What you need to do: Return all the data below as it stands, minus the pictures.

Data:
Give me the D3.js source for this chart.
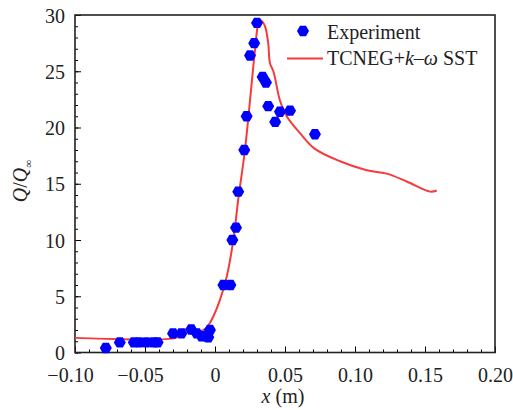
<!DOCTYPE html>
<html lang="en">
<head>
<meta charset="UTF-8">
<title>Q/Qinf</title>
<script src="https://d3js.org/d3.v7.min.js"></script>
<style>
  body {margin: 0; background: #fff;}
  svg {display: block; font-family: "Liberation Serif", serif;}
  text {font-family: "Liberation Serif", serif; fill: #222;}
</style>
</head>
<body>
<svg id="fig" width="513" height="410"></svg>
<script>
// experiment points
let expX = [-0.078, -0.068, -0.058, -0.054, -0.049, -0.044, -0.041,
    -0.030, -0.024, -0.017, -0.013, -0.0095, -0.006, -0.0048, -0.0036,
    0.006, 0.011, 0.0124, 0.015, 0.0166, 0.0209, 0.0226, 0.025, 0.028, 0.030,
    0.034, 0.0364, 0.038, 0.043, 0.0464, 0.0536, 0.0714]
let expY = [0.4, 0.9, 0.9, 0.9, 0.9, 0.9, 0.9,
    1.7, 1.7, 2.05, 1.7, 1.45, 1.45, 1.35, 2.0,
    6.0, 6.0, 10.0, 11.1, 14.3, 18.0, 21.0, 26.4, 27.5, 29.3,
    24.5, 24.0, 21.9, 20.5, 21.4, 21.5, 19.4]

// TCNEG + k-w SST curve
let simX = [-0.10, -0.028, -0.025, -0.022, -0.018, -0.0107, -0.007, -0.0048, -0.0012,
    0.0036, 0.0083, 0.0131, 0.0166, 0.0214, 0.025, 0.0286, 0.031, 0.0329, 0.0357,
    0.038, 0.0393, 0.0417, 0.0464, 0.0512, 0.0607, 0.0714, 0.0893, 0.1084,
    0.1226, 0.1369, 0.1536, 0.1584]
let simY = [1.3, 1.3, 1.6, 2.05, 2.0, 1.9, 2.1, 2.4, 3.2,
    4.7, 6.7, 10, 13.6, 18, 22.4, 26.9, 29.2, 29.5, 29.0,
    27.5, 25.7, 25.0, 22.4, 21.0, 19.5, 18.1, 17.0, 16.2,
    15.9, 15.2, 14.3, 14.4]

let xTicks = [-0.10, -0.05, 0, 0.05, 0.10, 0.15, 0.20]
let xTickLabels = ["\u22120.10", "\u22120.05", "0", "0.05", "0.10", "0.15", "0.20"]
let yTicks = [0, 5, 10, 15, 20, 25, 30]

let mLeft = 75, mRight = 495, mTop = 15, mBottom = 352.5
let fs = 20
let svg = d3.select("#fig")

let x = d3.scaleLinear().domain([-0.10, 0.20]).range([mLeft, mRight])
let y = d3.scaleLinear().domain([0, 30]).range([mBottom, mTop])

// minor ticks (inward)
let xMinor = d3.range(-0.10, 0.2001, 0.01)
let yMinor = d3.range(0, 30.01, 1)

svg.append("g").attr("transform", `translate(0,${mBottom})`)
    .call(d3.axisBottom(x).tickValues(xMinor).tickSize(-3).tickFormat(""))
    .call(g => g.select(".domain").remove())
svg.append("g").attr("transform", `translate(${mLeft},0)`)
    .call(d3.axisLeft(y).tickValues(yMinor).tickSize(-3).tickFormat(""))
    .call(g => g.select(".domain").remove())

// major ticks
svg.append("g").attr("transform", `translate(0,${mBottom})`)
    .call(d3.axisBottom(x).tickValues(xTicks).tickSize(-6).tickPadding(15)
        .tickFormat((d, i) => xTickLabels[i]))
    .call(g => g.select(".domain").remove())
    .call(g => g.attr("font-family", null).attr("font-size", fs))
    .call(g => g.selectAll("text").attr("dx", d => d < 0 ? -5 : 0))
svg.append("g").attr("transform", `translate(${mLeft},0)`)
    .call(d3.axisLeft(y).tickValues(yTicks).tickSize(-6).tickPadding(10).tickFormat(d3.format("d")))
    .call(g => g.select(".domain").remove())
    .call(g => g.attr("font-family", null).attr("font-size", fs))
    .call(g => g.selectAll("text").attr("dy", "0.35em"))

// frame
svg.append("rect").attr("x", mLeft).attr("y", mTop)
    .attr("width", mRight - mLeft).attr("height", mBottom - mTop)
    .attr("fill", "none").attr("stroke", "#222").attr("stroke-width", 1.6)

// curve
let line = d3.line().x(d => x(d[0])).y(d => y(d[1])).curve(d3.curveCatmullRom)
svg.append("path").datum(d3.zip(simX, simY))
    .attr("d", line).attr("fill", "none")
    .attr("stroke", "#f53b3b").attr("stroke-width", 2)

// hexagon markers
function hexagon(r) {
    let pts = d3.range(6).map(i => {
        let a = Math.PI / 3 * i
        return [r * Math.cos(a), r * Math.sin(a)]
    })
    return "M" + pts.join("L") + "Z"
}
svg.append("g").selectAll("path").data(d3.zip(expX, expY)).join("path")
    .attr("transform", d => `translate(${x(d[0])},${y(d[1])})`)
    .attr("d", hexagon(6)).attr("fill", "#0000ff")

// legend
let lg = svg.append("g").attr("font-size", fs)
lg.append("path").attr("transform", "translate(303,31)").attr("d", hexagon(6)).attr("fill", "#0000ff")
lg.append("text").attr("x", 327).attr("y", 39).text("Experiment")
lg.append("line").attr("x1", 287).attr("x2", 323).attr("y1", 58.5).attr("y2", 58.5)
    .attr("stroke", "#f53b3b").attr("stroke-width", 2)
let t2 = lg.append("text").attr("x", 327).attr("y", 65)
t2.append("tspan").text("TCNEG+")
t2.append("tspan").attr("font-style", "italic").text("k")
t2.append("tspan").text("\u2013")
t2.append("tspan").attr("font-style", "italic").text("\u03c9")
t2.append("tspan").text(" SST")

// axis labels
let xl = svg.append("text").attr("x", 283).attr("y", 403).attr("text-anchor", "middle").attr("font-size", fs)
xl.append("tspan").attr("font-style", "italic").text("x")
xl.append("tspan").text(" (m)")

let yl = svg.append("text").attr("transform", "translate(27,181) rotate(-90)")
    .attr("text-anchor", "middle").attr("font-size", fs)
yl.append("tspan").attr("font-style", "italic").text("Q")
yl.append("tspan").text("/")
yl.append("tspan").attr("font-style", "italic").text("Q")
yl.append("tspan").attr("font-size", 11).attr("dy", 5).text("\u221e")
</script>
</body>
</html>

Full response:
Give me the D3.js source for this chart.
<!DOCTYPE html>
<html lang="en">
<head>
<meta charset="UTF-8">
<title>Q/Qinf</title>
<script src="https://d3js.org/d3.v7.min.js"></script>
<style>
  body {margin: 0; background: #fff;}
  svg {display: block; font-family: "Liberation Serif", serif;}
  text {font-family: "Liberation Serif", serif; fill: #222;}
</style>
</head>
<body>
<svg id="fig" width="513" height="410"></svg>
<script>
// experiment points
let expX = [-0.078, -0.068, -0.058, -0.054, -0.049, -0.044, -0.041,
    -0.030, -0.024, -0.017, -0.013, -0.0095, -0.006, -0.0048, -0.0036,
    0.006, 0.011, 0.0124, 0.015, 0.0166, 0.0209, 0.0226, 0.025, 0.028, 0.030,
    0.034, 0.0364, 0.038, 0.043, 0.0464, 0.0536, 0.0714]
let expY = [0.4, 0.9, 0.9, 0.9, 0.9, 0.9, 0.9,
    1.7, 1.7, 2.05, 1.7, 1.45, 1.45, 1.35, 2.0,
    6.0, 6.0, 10.0, 11.1, 14.3, 18.0, 21.0, 26.4, 27.5, 29.3,
    24.5, 24.0, 21.9, 20.5, 21.4, 21.5, 19.4]

// TCNEG + k-w SST curve
let simX = [-0.10, -0.028, -0.025, -0.022, -0.018, -0.0107, -0.007, -0.0048, -0.0012,
    0.0036, 0.0083, 0.0131, 0.0166, 0.0214, 0.025, 0.0286, 0.031, 0.0329, 0.0357,
    0.038, 0.0393, 0.0417, 0.0464, 0.0512, 0.0607, 0.0714, 0.0893, 0.1084,
    0.1226, 0.1369, 0.1536, 0.1584]
let simY = [1.3, 1.3, 1.6, 2.05, 2.0, 1.9, 2.1, 2.4, 3.2,
    4.7, 6.7, 10, 13.6, 18, 22.4, 26.9, 29.2, 29.5, 29.0,
    27.5, 25.7, 25.0, 22.4, 21.0, 19.5, 18.1, 17.0, 16.2,
    15.9, 15.2, 14.3, 14.4]

let xTicks = [-0.10, -0.05, 0, 0.05, 0.10, 0.15, 0.20]
let xTickLabels = ["\u22120.10", "\u22120.05", "0", "0.05", "0.10", "0.15", "0.20"]
let yTicks = [0, 5, 10, 15, 20, 25, 30]

let mLeft = 75, mRight = 495, mTop = 15, mBottom = 352.5
let fs = 20
let svg = d3.select("#fig")

let x = d3.scaleLinear().domain([-0.10, 0.20]).range([mLeft, mRight])
let y = d3.scaleLinear().domain([0, 30]).range([mBottom, mTop])

// minor ticks (inward)
let xMinor = d3.range(-0.10, 0.2001, 0.01)
let yMinor = d3.range(0, 30.01, 1)

svg.append("g").attr("transform", `translate(0,${mBottom})`)
    .call(d3.axisBottom(x).tickValues(xMinor).tickSize(-3).tickFormat(""))
    .call(g => g.select(".domain").remove())
svg.append("g").attr("transform", `translate(${mLeft},0)`)
    .call(d3.axisLeft(y).tickValues(yMinor).tickSize(-3).tickFormat(""))
    .call(g => g.select(".domain").remove())

// major ticks
svg.append("g").attr("transform", `translate(0,${mBottom})`)
    .call(d3.axisBottom(x).tickValues(xTicks).tickSize(-6).tickPadding(15)
        .tickFormat((d, i) => xTickLabels[i]))
    .call(g => g.select(".domain").remove())
    .call(g => g.attr("font-family", null).attr("font-size", fs))
    .call(g => g.selectAll("text").attr("dx", d => d < 0 ? -5 : 0))
svg.append("g").attr("transform", `translate(${mLeft},0)`)
    .call(d3.axisLeft(y).tickValues(yTicks).tickSize(-6).tickPadding(10).tickFormat(d3.format("d")))
    .call(g => g.select(".domain").remove())
    .call(g => g.attr("font-family", null).attr("font-size", fs))
    .call(g => g.selectAll("text").attr("dy", "0.35em"))

// frame
svg.append("rect").attr("x", mLeft).attr("y", mTop)
    .attr("width", mRight - mLeft).attr("height", mBottom - mTop)
    .attr("fill", "none").attr("stroke", "#222").attr("stroke-width", 1.6)

// curve
let line = d3.line().x(d => x(d[0])).y(d => y(d[1])).curve(d3.curveCatmullRom)
svg.append("path").datum(d3.zip(simX, simY))
    .attr("d", line).attr("fill", "none")
    .attr("stroke", "#f53b3b").attr("stroke-width", 2)

// hexagon markers
function hexagon(r) {
    let pts = d3.range(6).map(i => {
        let a = Math.PI / 3 * i
        return [r * Math.cos(a), r * Math.sin(a)]
    })
    return "M" + pts.join("L") + "Z"
}
svg.append("g").selectAll("path").data(d3.zip(expX, expY)).join("path")
    .attr("transform", d => `translate(${x(d[0])},${y(d[1])})`)
    .attr("d", hexagon(6)).attr("fill", "#0000ff")

// legend
let lg = svg.append("g").attr("font-size", fs)
lg.append("path").attr("transform", "translate(303,31)").attr("d", hexagon(6)).attr("fill", "#0000ff")
lg.append("text").attr("x", 327).attr("y", 39).text("Experiment")
lg.append("line").attr("x1", 287).attr("x2", 323).attr("y1", 58.5).attr("y2", 58.5)
    .attr("stroke", "#f53b3b").attr("stroke-width", 2)
let t2 = lg.append("text").attr("x", 327).attr("y", 65)
t2.append("tspan").text("TCNEG+")
t2.append("tspan").attr("font-style", "italic").text("k")
t2.append("tspan").text("\u2013")
t2.append("tspan").attr("font-style", "italic").text("\u03c9")
t2.append("tspan").text(" SST")

// axis labels
let xl = svg.append("text").attr("x", 283).attr("y", 403).attr("text-anchor", "middle").attr("font-size", fs)
xl.append("tspan").attr("font-style", "italic").text("x")
xl.append("tspan").text(" (m)")

let yl = svg.append("text").attr("transform", "translate(27,181) rotate(-90)")
    .attr("text-anchor", "middle").attr("font-size", fs)
yl.append("tspan").attr("font-style", "italic").text("Q")
yl.append("tspan").text("/")
yl.append("tspan").attr("font-style", "italic").text("Q")
yl.append("tspan").attr("font-size", 11).attr("dy", 5).text("\u221e")
</script>
</body>
</html>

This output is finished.